Breaking Up With a Friend
Disclaimer: This is a happiness blog, but that does not mean every post is a happy one. Sometimes, to claim the life we want, and build a stable foundation, we need to make difficult decisions and do things that are counter-intuitive, because well, part of growing up is coming to terms with reality and reality can be a little bitter.
When I started my research on friendship I found lots of sound advice, fun bonding activities, and personality-matching trends. I did NOT, however, expect to find such a disconnect between how we treat friendships in our early twenties, mid-twenties, and late twenties. Understandably, amid all of our growth and change, we add new friends but no one likes to talk about the other end of that. The part where you lose friends that you thought were life-long.
Listen, friendship is complicated, maybe even more complicated than a romantic relationship because people set different expectations. But as I see it, both parties should be giving. Friendships should multiply the wonderful and divide the awful. Sounds simple, right? Then why does it take us so long to make the distinction between a good friendship and a bad one?
In our early twenties and before many friendships are determined by:
The convenience of our situation (We are in the same sorority, the same friends circle, the same team, we are roommates, etc.)
Our need to feel liked and popular (Our self-worth is largely attached to the opinions of others rather than of ourselves)
Our lack of outside pressures (We don’t have as many responsibilities, for a job, spouse, children, etc.)
You don’t think it’s weird when couples break-up, so why is a friendship breakup taboo?
Chances are, as you’re reading this you can think of at least ONE friend who is no longer helping you grow. If that is the case try doing these TWO things:
Ask yourself, what am I currently gaining from this friendship? (Hint: The answer needs to be more than “a trip down memory lane.”)
Decide if it is worth giving this person a chance to redeem themselves.
If so, write them a clear, honest, private note airing your grievances and stating that you need more. If not, just let go.
I believe in what I’m writing so I took the plunge on this one first. Here is my open letter to a friend that hasn’t been a friend for quite some time:
It’s not you. It’s me. No, really though. I’ve changed. A lot. Naturally, in my twenties I’ve grown up a bit. I moved away. I got married. I changed careers. I made new friends. But I never let any of this get in the way of our friendship.
Despite the distance, I would periodically reach out to see how you were doing. I would drop any and everything to be a shoulder for you to cry on, an ear for you to complain to, and a voice of support and advice. But you slowly stopped reciprocating.
I have changed, true. I now have more responsibility and new standards for my life. I am being more intentional about the people I surround myself with and also with my discretionary time. So, I have chosen to stop spending my time and energy defending you for being “a flake” and justifying your failure to reach out. I am choosing instead, to move forward.
I do not have unrealistic expectations for my friendships. Most of my friends live over 1000 miles away, and most lead busy lives. We don’t speak daily, sometimes not even monthly, but still I never question their commitment and loyalty to our friendship. I couldn’t place a finger on the difference, but now I realize.

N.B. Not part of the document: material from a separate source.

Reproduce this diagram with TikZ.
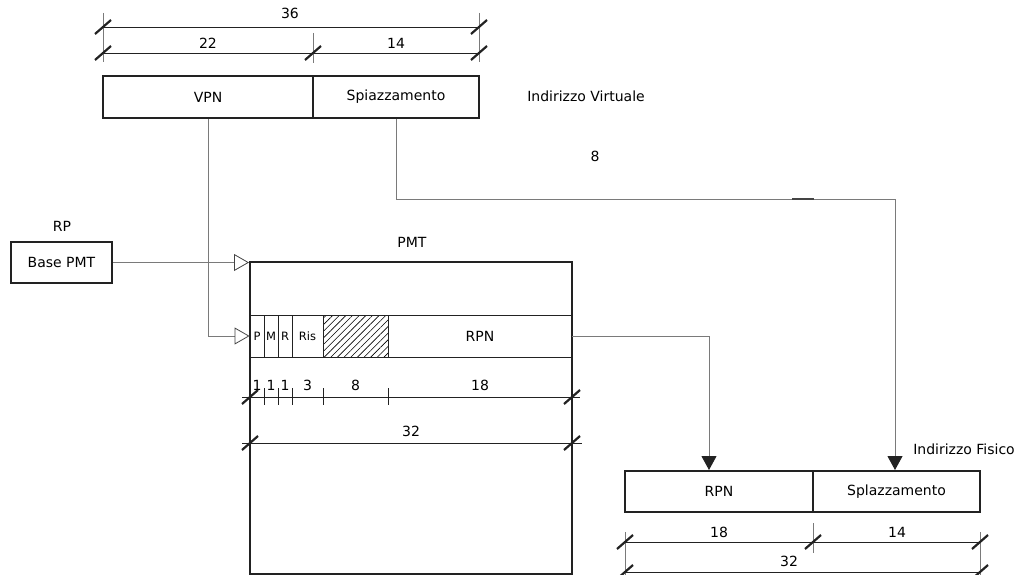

“History” is not a good enough reason to keep a friend in my life. While I will always pee my pants thinking of our good times, and be grateful for your role in my early twenties, I don’t feel that you are currently giving me anything to be grateful for. Instead, I am constantly burdened by the hole that you once used to fill.
So I mean it when I say, “It’s not you. It’s me.” Your dedication to our friendship may never have extended past the convenience of our circumstances. I, however, have changed. I am no longer willing to compromise my time and energy without gaining something in return. So even though I am not one to hold grudges, and do hope that someday we may reconnect, for now I need to cut ties. Grown-up me realizes how precious my time and energy are, and they will be better spent on the situations I can control, rather than one I can’t.